Given problem:
Extract the complete data exactly as given.

Data:
● ● ● ●
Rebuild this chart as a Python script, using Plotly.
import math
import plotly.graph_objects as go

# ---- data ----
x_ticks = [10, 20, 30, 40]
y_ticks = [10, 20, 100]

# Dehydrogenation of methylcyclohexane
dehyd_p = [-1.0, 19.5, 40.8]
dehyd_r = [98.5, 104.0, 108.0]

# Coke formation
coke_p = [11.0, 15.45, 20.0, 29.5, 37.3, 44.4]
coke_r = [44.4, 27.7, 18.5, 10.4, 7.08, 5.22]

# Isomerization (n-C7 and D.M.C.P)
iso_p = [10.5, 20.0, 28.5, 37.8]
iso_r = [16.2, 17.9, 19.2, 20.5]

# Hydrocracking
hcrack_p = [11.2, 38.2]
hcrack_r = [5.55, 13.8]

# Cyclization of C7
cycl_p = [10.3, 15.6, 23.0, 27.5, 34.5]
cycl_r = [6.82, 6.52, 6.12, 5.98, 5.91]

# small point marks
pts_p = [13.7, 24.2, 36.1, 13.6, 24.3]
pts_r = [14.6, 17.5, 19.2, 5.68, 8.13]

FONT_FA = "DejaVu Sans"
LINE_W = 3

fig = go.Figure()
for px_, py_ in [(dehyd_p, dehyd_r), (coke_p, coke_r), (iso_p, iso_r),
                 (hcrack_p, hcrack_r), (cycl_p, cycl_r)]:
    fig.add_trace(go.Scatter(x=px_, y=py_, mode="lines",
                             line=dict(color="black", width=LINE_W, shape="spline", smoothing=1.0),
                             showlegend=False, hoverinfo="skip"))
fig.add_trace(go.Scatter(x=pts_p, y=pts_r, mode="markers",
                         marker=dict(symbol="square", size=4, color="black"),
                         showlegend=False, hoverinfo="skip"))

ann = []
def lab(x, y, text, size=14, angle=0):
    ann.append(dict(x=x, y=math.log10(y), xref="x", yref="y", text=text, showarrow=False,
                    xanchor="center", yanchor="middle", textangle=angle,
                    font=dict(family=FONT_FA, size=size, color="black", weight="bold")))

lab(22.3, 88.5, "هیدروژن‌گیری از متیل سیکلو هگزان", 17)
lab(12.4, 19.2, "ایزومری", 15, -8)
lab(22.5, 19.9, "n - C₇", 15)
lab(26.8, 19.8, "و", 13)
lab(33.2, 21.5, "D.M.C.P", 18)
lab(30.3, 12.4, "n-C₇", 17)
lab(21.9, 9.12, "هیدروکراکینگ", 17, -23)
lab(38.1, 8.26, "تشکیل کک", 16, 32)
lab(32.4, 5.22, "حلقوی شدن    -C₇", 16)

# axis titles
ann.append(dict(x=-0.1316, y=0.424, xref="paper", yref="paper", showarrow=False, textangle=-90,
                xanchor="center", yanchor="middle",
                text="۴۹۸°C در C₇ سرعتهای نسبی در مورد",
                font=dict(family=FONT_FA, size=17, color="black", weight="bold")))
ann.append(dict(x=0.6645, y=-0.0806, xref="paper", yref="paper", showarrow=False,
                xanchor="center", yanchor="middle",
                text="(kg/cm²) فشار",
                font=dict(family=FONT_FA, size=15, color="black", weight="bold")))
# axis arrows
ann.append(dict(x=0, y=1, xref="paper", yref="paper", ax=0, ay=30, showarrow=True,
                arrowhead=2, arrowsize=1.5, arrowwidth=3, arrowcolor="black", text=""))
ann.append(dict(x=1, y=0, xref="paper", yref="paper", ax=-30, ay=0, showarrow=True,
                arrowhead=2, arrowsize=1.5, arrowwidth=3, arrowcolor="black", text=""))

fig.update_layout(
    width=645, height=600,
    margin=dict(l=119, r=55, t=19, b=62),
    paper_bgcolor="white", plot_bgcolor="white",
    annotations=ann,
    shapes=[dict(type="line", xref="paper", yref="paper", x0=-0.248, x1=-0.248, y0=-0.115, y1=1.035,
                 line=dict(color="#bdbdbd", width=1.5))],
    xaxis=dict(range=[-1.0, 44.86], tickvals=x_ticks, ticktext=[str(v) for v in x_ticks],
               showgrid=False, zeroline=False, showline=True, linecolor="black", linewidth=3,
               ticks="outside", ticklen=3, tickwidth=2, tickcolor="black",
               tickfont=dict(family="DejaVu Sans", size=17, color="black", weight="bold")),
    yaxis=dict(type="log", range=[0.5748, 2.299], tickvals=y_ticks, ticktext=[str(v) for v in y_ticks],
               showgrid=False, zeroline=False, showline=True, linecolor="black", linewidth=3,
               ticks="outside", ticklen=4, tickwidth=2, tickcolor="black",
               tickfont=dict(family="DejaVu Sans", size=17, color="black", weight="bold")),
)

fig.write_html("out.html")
● ● ● ●
Answer to this problem:
Rebuild this chart as a Python script, using Plotly.
import math
import plotly.graph_objects as go

# ---- data ----
x_ticks = [10, 20, 30, 40]
y_ticks = [10, 20, 100]

# Dehydrogenation of methylcyclohexane
dehyd_p = [-1.0, 19.5, 40.8]
dehyd_r = [98.5, 104.0, 108.0]

# Coke formation
coke_p = [11.0, 15.45, 20.0, 29.5, 37.3, 44.4]
coke_r = [44.4, 27.7, 18.5, 10.4, 7.08, 5.22]

# Isomerization (n-C7 and D.M.C.P)
iso_p = [10.5, 20.0, 28.5, 37.8]
iso_r = [16.2, 17.9, 19.2, 20.5]

# Hydrocracking
hcrack_p = [11.2, 38.2]
hcrack_r = [5.55, 13.8]

# Cyclization of C7
cycl_p = [10.3, 15.6, 23.0, 27.5, 34.5]
cycl_r = [6.82, 6.52, 6.12, 5.98, 5.91]

# small point marks
pts_p = [13.7, 24.2, 36.1, 13.6, 24.3]
pts_r = [14.6, 17.5, 19.2, 5.68, 8.13]

FONT_FA = "DejaVu Sans"
LINE_W = 3

fig = go.Figure()
for px_, py_ in [(dehyd_p, dehyd_r), (coke_p, coke_r), (iso_p, iso_r),
                 (hcrack_p, hcrack_r), (cycl_p, cycl_r)]:
    fig.add_trace(go.Scatter(x=px_, y=py_, mode="lines",
                             line=dict(color="black", width=LINE_W, shape="spline", smoothing=1.0),
                             showlegend=False, hoverinfo="skip"))
fig.add_trace(go.Scatter(x=pts_p, y=pts_r, mode="markers",
                         marker=dict(symbol="square", size=4, color="black"),
                         showlegend=False, hoverinfo="skip"))

ann = []
def lab(x, y, text, size=14, angle=0):
    ann.append(dict(x=x, y=math.log10(y), xref="x", yref="y", text=text, showarrow=False,
                    xanchor="center", yanchor="middle", textangle=angle,
                    font=dict(family=FONT_FA, size=size, color="black", weight="bold")))

lab(22.3, 88.5, "هیدروژن‌گیری از متیل سیکلو هگزان", 17)
lab(12.4, 19.2, "ایزومری", 15, -8)
lab(22.5, 19.9, "n - C₇", 15)
lab(26.8, 19.8, "و", 13)
lab(33.2, 21.5, "D.M.C.P", 18)
lab(30.3, 12.4, "n-C₇", 17)
lab(21.9, 9.12, "هیدروکراکینگ", 17, -23)
lab(38.1, 8.26, "تشکیل کک", 16, 32)
lab(32.4, 5.22, "حلقوی شدن    -C₇", 16)

# axis titles
ann.append(dict(x=-0.1316, y=0.424, xref="paper", yref="paper", showarrow=False, textangle=-90,
                xanchor="center", yanchor="middle",
                text="۴۹۸°C در C₇ سرعتهای نسبی در مورد",
                font=dict(family=FONT_FA, size=17, color="black", weight="bold")))
ann.append(dict(x=0.6645, y=-0.0806, xref="paper", yref="paper", showarrow=False,
                xanchor="center", yanchor="middle",
                text="(kg/cm²) فشار",
                font=dict(family=FONT_FA, size=15, color="black", weight="bold")))
# axis arrows
ann.append(dict(x=0, y=1, xref="paper", yref="paper", ax=0, ay=30, showarrow=True,
                arrowhead=2, arrowsize=1.5, arrowwidth=3, arrowcolor="black", text=""))
ann.append(dict(x=1, y=0, xref="paper", yref="paper", ax=-30, ay=0, showarrow=True,
                arrowhead=2, arrowsize=1.5, arrowwidth=3, arrowcolor="black", text=""))

fig.update_layout(
    width=645, height=600,
    margin=dict(l=119, r=55, t=19, b=62),
    paper_bgcolor="white", plot_bgcolor="white",
    annotations=ann,
    shapes=[dict(type="line", xref="paper", yref="paper", x0=-0.248, x1=-0.248, y0=-0.115, y1=1.035,
                 line=dict(color="#bdbdbd", width=1.5))],
    xaxis=dict(range=[-1.0, 44.86], tickvals=x_ticks, ticktext=[str(v) for v in x_ticks],
               showgrid=False, zeroline=False, showline=True, linecolor="black", linewidth=3,
               ticks="outside", ticklen=3, tickwidth=2, tickcolor="black",
               tickfont=dict(family="DejaVu Sans", size=17, color="black", weight="bold")),
    yaxis=dict(type="log", range=[0.5748, 2.299], tickvals=y_ticks, ticktext=[str(v) for v in y_ticks],
               showgrid=False, zeroline=False, showline=True, linecolor="black", linewidth=3,
               ticks="outside", ticklen=4, tickwidth=2, tickcolor="black",
               tickfont=dict(family="DejaVu Sans", size=17, color="black", weight="bold")),
)

fig.write_html("out.html")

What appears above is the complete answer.